Walcott subjected early 18th-century English politics to a Namierite analysis, arguing that it was dominated by various factions based on sectional and familial interests. He challenged the traditional view, espoused by G. M. Trevelyan and Sir Keith Feiling, that the politics of Queen Anne's reign was dominated by two parties (Whigs and Tories).

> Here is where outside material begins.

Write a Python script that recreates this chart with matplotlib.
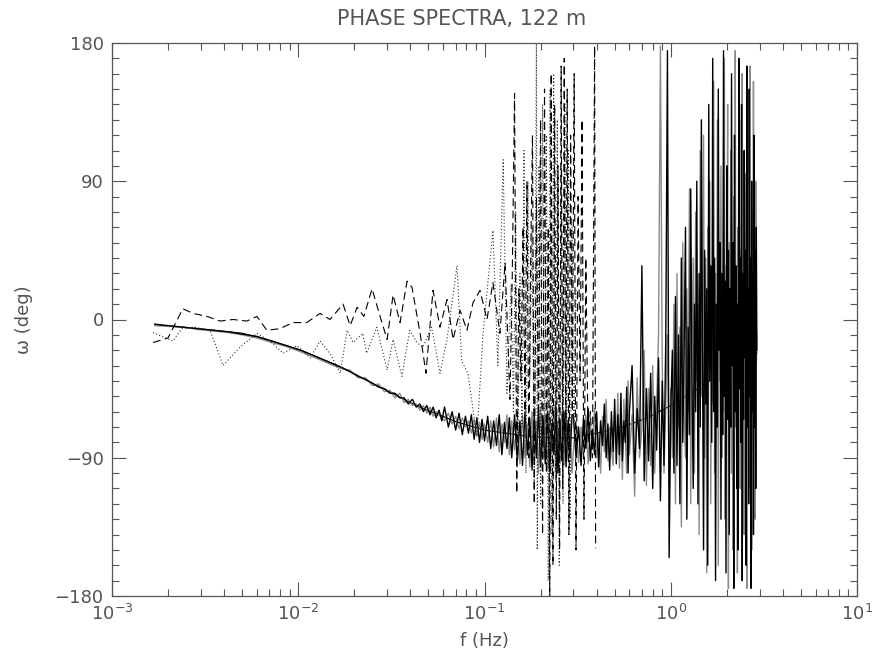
import numpy as np
import matplotlib
matplotlib.use("Agg")
import matplotlib.pyplot as plt
from matplotlib.ticker import LogLocator, MultipleLocator, NullFormatter

# ---- data (frequency in Hz, phase in deg) ----
# smooth model curve
f_model = [0.0017, 0.0024, 0.0035, 0.005, 0.0072, 0.0103, 0.0148, 0.019, 0.025, 0.031,
           0.039, 0.047, 0.057, 0.07, 0.085, 0.1, 0.13, 0.17, 0.22, 0.3, 0.4, 0.55,
           0.75, 1.0, 1.4, 2.0, 2.9]
ph_model = [-3.5, -5, -7, -9, -14, -20, -28, -34, -41.5, -47, -53.5, -58, -62, -66.5,
            -69.5, -72, -74, -76, -77, -77, -74, -70, -64, -56, -45, -32, -22]

# measured spectra (black and gray solid) - low band
f_lo = [0.0017, 0.0020, 0.0024, 0.0029, 0.0035, 0.0042, 0.0050, 0.0060, 0.0072, 0.0086,
        0.0103, 0.0124, 0.0148,
        0.017, 0.019, 0.021, 0.023, 0.025, 0.027, 0.029, 0.031, 0.033, 0.035, 0.037,
        0.039, 0.041, 0.043, 0.045, 0.047, 0.049, 0.051, 0.053, 0.055, 0.057, 0.059,
        0.061, 0.064, 0.067, 0.070, 0.073, 0.076, 0.079, 0.082, 0.085, 0.088, 0.091,
        0.094, 0.097, 0.100,
        0.104, 0.108, 0.112, 0.116, 0.120, 0.124, 0.128, 0.132, 0.136, 0.140,
        0.145, 0.150, 0.155, 0.160, 0.165, 0.170, 0.175, 0.180, 0.185, 0.190, 0.195, 0.200,
        0.206, 0.212, 0.218, 0.224, 0.230, 0.236, 0.242, 0.248, 0.254, 0.260,
        0.267, 0.274, 0.281, 0.288, 0.295]
ph_black_lo = [-3, -4, -5, -6, -7, -8, -9.5, -11, -14, -17, -20, -24, -28,
               -31, -34, -37, -39, -41.5, -44, -45, -48, -48, -51, -51, -55, -52, -57,
               -55, -60, -56, -62, -57, -64, -59, -66,
               -57, -70, -60, -72, -61, -75, -63, -74, -62, -78, -64, -80, -65, -79,
               -63, -84, -66, -82, -62, -88, -67, -84, -64, -90,
               -62, -92, -66, -95, -60, -88, -64, -98, -62, -90, -58, -96,
               -64, -94, -60, -99, -68, -88, -57, -100, -66, -92,
               -60, -96, -66, -90, -62]
ph_gray_lo = [-4, -4.5, -5, -6.5, -7.5, -8.5, -10, -12, -15, -17.5, -21, -25, -29,
              -32, -33, -38, -38, -43, -42, -47, -46, -51, -48, -54, -52, -56, -55,
              -59, -56, -61, -57, -63, -60, -62, -64,
              -66, -61, -68, -63, -71, -64, -70, -66, -74, -65, -76, -67, -78, -68,
              -80, -66, -83, -64, -86, -68, -80, -62, -88, -66,
              -85, -64, -94, -62, -90, -68, -96, -60, -92, -66, -100, -58,
              -90, -62, -98, -64, -86, -56, -104, -66, -90, -60,
              -95, -58, -92, -68, -100]

# measured spectra - high band (noisy part)
f_hi = [0.30, 0.31, 0.32, 0.33, 0.34, 0.35, 0.36, 0.37, 0.38, 0.39, 0.40, 0.41, 0.42,
        0.43, 0.44, 0.45, 0.46, 0.47, 0.48, 0.49, 0.50, 0.51, 0.52, 0.53, 0.54, 0.55,
        0.56, 0.57, 0.58, 0.59, 0.60,
        0.62, 0.64, 0.66, 0.68, 0.70, 0.72, 0.74, 0.76, 0.78, 0.80, 0.82, 0.84, 0.86,
        0.88, 0.90, 0.92, 0.94, 0.96, 0.98, 1.00, 1.02, 1.04, 1.06, 1.08, 1.10, 1.12,
        1.14, 1.16, 1.18,
        1.20, 1.22, 1.24, 1.26, 1.28, 1.30, 1.32, 1.34, 1.36, 1.38,
        1.40, 1.42, 1.44, 1.46, 1.48, 1.50, 1.52, 1.54, 1.56, 1.58,
        1.60, 1.62, 1.64, 1.66, 1.68, 1.70, 1.72, 1.74, 1.76, 1.78,
        1.80, 1.82, 1.84, 1.86, 1.88, 1.90, 1.92, 1.94, 1.96, 1.98,
        2.00, 2.02, 2.04, 2.06, 2.08, 2.10, 2.12, 2.14, 2.16, 2.18,
        2.20, 2.22, 2.24, 2.26, 2.28, 2.30, 2.32, 2.34, 2.36, 2.38,
        2.40, 2.42, 2.44, 2.46, 2.48, 2.50, 2.52, 2.54, 2.56, 2.58,
        2.60, 2.62, 2.64, 2.66, 2.68, 2.70, 2.72, 2.74, 2.76, 2.78,
        2.80, 2.82, 2.84, 2.86, 2.88, 2.90]
ph_black_hi = [-62, -90, -70, -95, -64, -84, -58, -92, -72, -88, -60, -96, -66, -82,
               -55, -90, -68, -98, -60, -86, -52, -94, -62, -88, -48, -92, -66, -80,
               -44, -100, -60,
               -30, -100, -58, -84, 35, -105, -45, -92, -35, -110, -50, -85, -25, -118,
               -40, -95, -15, 175, -155, -60, -20, -100, 15, -95, -10, -120, 40, -80, -20,
               60, -130, -5, -75, 85, -40, -110, 10, -60, 90,
               -120, 30, -70, 130, -20, -150, 45, -55, 20, -160,
               140, -40, 35, -80, 170, -60, 40, -170, 10, -70,
               150, -20, 50, -130, 30, -75, 175, -50, 25, -165,
               100, -65, 45, -140, 20, -70, 160, -30, 50, -175,
               120, -60, 35, -110, 10, -150, 170, -45, 40, -80,
               140, -170, 30, -65, 110, -25, 45, -160, 165, -70,
               20, -120, 150, -50, 40, -175, 90, -60, 30, -140,
               120, -70, 45, -110, 60, -20]
ph_gray_hi = [-85, -66, -93, -70, -86, -62, -94, -68, -80, -58, -90, -74, -100, -63,
              -86, -52, -92, -70, -84, -95, -60, -82, -48, -97, -65, -104, -52, -76,
              -100, -40, -88,
              -62, -115, -38, -90, -70, -20, -108, -45, -95, -30, -100, -55, -10, 178,
              -30, -100, -55, -10, -110, -45, -90, 10, -120, 30, -70, -5, -135, 50, -60,
              -90, 20, -60, 85, -120, -15, 40, -100, 70, -40,
              10, -140, 110, -50, -5, 120, -90, 40, -165, 60,
              -30, 90, -120, 15, -55, 155, -100, 30, -70, 130,
              -160, 45, -40, 100, -90, 20, -60, 170, -130, 35,
              -50, 140, -175, 50, -20, 110, -100, 40, -150, 80,
              -45, 175, -70, 25, -165, 60, -30, 130, -110, 45,
              -55, 160, -90, 10, -140, 95, -35, 50, -175, 120,
              -65, 30, -110, 165, -40, 20, -150, 70, -85, 155,
              -50, 40, -130, 90, -30, -10]

# dashed spectrum
f_dash = [0.00166, 0.0020, 0.0024, 0.00272, 0.00324, 0.0038, 0.00446, 0.0053, 0.0060,
          0.00678, 0.00797, 0.00935, 0.0111, 0.0131, 0.0148, 0.0174, 0.0190, 0.0207,
          0.0225, 0.0249, 0.0275, 0.0300, 0.0323, 0.0352, 0.0384, 0.0408, 0.0451,
          0.0485, 0.0529, 0.0577, 0.0629, 0.0678, 0.0739, 0.0805, 0.0868, 0.0946,
          0.1031, 0.111, 0.121, 0.129, 0.137,
          0.141, 0.145, 0.149, 0.153, 0.157, 0.161, 0.165, 0.169, 0.173, 0.177, 0.181,
          0.185, 0.190, 0.195, 0.200, 0.205, 0.210, 0.215, 0.220, 0.224, 0.228, 0.233,
          0.238, 0.243, 0.248, 0.253, 0.258, 0.263, 0.268, 0.273, 0.278, 0.284, 0.290,
          0.296, 0.303, 0.310, 0.318, 0.326, 0.334, 0.342, 0.350, 0.360, 0.370, 0.380,
          0.390, 0.395]
ph_dash = [-15, -12, 7, 4, 2, -1, 0, -1, 2, -7, -6, -2, -2, 4, 0, 10, -4, 8, 2, 20, 2,
           -13, 16, -2, 25, 21, -9, -35, 19, -5, 13, -13, 6, -7, 11, 19, 0, 24, -9, 37, -52,
           30, 147, -113, 20, -40, 60, -60, 90, -90, 40, 120, -120, 80, -70, 130, -140,
           150, -100, 60, -180, 160, -160, 140, -130, 100, -150, 165, -110, 170, -90,
           150, -140, 120, -60, 160, -150, 80, -40, 130, -130, 40, -80, -60, -90, 178, -149]

# dotted spectrum
f_dot = [0.00166, 0.00212, 0.00237, 0.00279, 0.00336, 0.00395, 0.00486, 0.0060, 0.00705,
         0.00829, 0.00984, 0.0116, 0.0131, 0.0148, 0.0168, 0.0183, 0.0197, 0.0222, 0.0233,
         0.0264, 0.0300, 0.0323, 0.0360, 0.0397, 0.0434, 0.0467, 0.0520, 0.0577, 0.0629,
         0.0712, 0.0754, 0.0814, 0.0911, 0.0982, 0.111, 0.118, 0.126, 0.132, 0.139,
         0.143, 0.147, 0.151, 0.155, 0.159, 0.163, 0.167, 0.171, 0.175, 0.180, 0.185,
         0.190, 0.192, 0.196, 0.200, 0.205, 0.210, 0.215, 0.220, 0.225, 0.230, 0.235,
         0.240, 0.246, 0.252, 0.258, 0.264, 0.270, 0.276, 0.282, 0.288, 0.295, 0.302, 0.310]
ph_dot = [-8.5, -14, -6, -5, -7, -30, -18, -9, -14, -22, -17, -25, -14, -22, -35, -7,
          -15, -9, -22, -5, -33, -13, -37, -7, -15, -18, -5, -35, -13, 35, -27, -35, -76,
          -9, 58, -30, 104, -48, 23,
          -60, 70, -90, 30, -70, 110, -100, 90, -40, 60, -110, 180, -150, 100, -120, 140,
          -90, 120, -170, 150, -140, 160, -100, 130, -160, 100, -120, 140, -80, 110, -130,
          60, -70, 20]

yticks = [-180, -90, 0, 90, 180]
ytick_labels = ['\u2212180', '\u221290', '0', '90', '180']

plt.rcParams['font.family'] = ['DejaVu Sans']
plt.rcParams['mathtext.default'] = 'regular'

txt = '#555555'
fig = plt.figure(figsize=(8.76, 6.53), dpi=100)
ax = fig.add_axes([112/876, 57/653, 745/876, 553/653])

ax.plot(f_model, ph_model, color='black', lw=0.9)
ax.plot(f_lo + f_hi, ph_gray_lo + ph_gray_hi, color='#8a8a8a', lw=1.0)
ax.plot(f_lo + f_hi, ph_black_lo + ph_black_hi, color='black', lw=1.0)
ax.plot(f_dot, ph_dot, color='#333333', lw=0.8, linestyle=(0, (1, 2)))
ax.plot(f_dash, ph_dash, color='black', lw=0.8, linestyle=(0, (7, 4)))

ax.set_xscale('log')
ax.set_xlim(1e-3, 1e1)
ax.set_ylim(-180, 180)
ax.set_yticks(yticks)
ax.set_yticklabels(ytick_labels)
ax.yaxis.set_minor_locator(MultipleLocator(10))
ax.xaxis.set_major_locator(LogLocator(10, numticks=10))
ax.xaxis.set_minor_locator(LogLocator(10, subs=np.arange(2, 10), numticks=20))
ax.xaxis.set_minor_formatter(NullFormatter())

for s in ax.spines.values():
    s.set_color('#555555')
    s.set_linewidth(0.9)
ax.tick_params(which='both', direction='in', top=True, right=True,
               color='#555555', width=0.8)
ax.tick_params(which='major', length=10, labelsize=13, labelcolor=txt, pad=6)
ax.tick_params(which='minor', length=5)

ax.set_xlabel('f (Hz)', fontsize=13, color=txt)
ax.xaxis.set_label_coords(0.5, -0.066)
ax.set_ylabel('\u03c9 (deg)', fontsize=13, color=txt)
ax.yaxis.set_label_coords(-0.106, 0.5)
fig.text(462/876, 1 - 19/653, 'PHASE SPECTRA, 122 m', ha='center', va='center',
         fontsize=15, color=txt)

fig.savefig('out.png', dpi=100)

However Walcott's thesis came under increasing criticism. G. V. Bennett claimed that Walcott's book-length argument was "disastrous":

[Walcott's] methodology was patently at fault. Having created a card-index of biographical material for individual M.P.s, he attempted on this basis to allot them to the different political groups of his own theory. One connection, the "Newcastle-Pelham-Walpole" faction, clearly had no existence at all, as any acquaintance with known political correspondence would reveal. Other groups were inflated by the inclusion of men whose relationship with the leading political figure was of the flimsiest nature. Walcott had relied to an extreme degree on a specialized professional technique, and his work ignored not only the literature of the time but the great mass of political papers which were already available when he wrote.

In 1967 Walcott's thesis was superseded by Geoffrey Holmes' view that Anne's reign was indeed dominated by two parties. In 1992 Tim Harris claimed that Walcott's thesis was "now totally discredited".

Walcott died at his home in Dennis, Massachusetts on August 23, 1988.

==Works==
- "English Party Politics, 1688-1714" in Essays in Modern English History in Honor of W. C. Abbott (Harvard, 1941).
- English Politics in the Early Eighteenth Century (Oxford: Oxford University Press, 1956).